Ce matériau est en effet très présent, notamment dans la pièce Pink Mounds…
Oui, il est versé à partir d’un certain point qui en constitue la forme-même. Ces pièces sont en relation avec de larges installations que j’ai réalisées depuis plusieurs années, inspirées de véritables jardins japonais, où j’ai remplacé le typique gravier blanc par des couleurs. Même si leur forme est toujours identique, elle est reconstituée quotidiennement, créant un composite entre un caractère permanent et éphémère. Or les cônes au dégradé de roses de la galerie renversent en quelque sorte cette idée et s’ils ne sont pas sans lien avec les jardins japonais, le sable est ici fixe et permanent. Je poursuis cette frontière entre ce qui est éternel, perpétuel ou ne l’est pas. J’y ai ajouté des pièces semblant grignotées, érodées et offrant l’apparence d’une dégradation, comme si elles pouvaient provenir du futur que l’on ramènerait dans le temps antérieur, qui est notre présent. Les quartz ou cristaux s’associent également à une idée de croissance par le phénomène de la cristallogenèse.
Quand avez-vous commencé à travailler sur cette notion du temps ?
J’essaie d’employer des objets qui sont iconiques et reconnaissables, dont on comprend intuitivement l’origine. Donc parfois, il y a un lien à l’enfance, notamment avec un ours qui est aussi dans la continuité de l’exposition que j’avais inaugurée à Séoul, chez Emmanuel Perrotin. La couleur rose tendre de cette pièce, ajoutée à la lumière de la galerie renforce un caractère ludique, tout en laissant paraître un côté ténébreux dans la dégradation du matériau. Ce mélange de lumière et d’obscurité est une des lectures des œuvres, car dès le départ de mon travail débuté il y a 15 ans, j’ai essayé de faire en sorte qu’il soit temporellement un peu flottant. Mes objets peuvent apparaître comme venant du passé, mais aussi du futur et cette confusion entre les époques est un point central. Durant la première exposition que j’avais conçue ici, Homesick, j’avais réalisé des peintures de paysages naturels dotés de constructions architecturales. Je n’inclus jamais de personnages, dans les peintures ou d’autres parties de mon travail, car je pense que les vêtements ou même une coupe de cheveux renvoient à une période spécifique.

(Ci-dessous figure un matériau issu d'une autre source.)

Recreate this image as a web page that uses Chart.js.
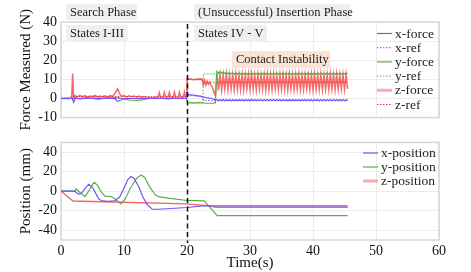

Auparavant, vous réalisiez plutôt un travail monochrome et avez introduit la couleur récemment. Pourquoi ?
Je suis daltonien, donc je ne vois pas certaines gammes de couleurs, mais il y a quelques années, j’ai reçu des lunettes spéciales qui peuvent, en partie, corriger ma vision. Sur le web, le site Semaine présente un des documentaires, réalisé par Megan Raney Aaron, qui me montre expérimentant les verres. Ils m’ont permis de voir un nouveau spectre de couleurs et je les ai utilisés à l’atelier. Or il se trouve que le rose et le bleu, que j’emploie souvent dans mes travaux, sont apparus comme des tons que je percevais assez bien, même sans les lunettes. Donc c’est une sorte de manière de savoir que j’ai une vue objective des coloris quand je présente cette gamme-là.
Justement dans votre atelier, où vous êtes de manière très régulière de 9h00 à 18h00 quotidiennement, comment approchez-vous cette matérialité ?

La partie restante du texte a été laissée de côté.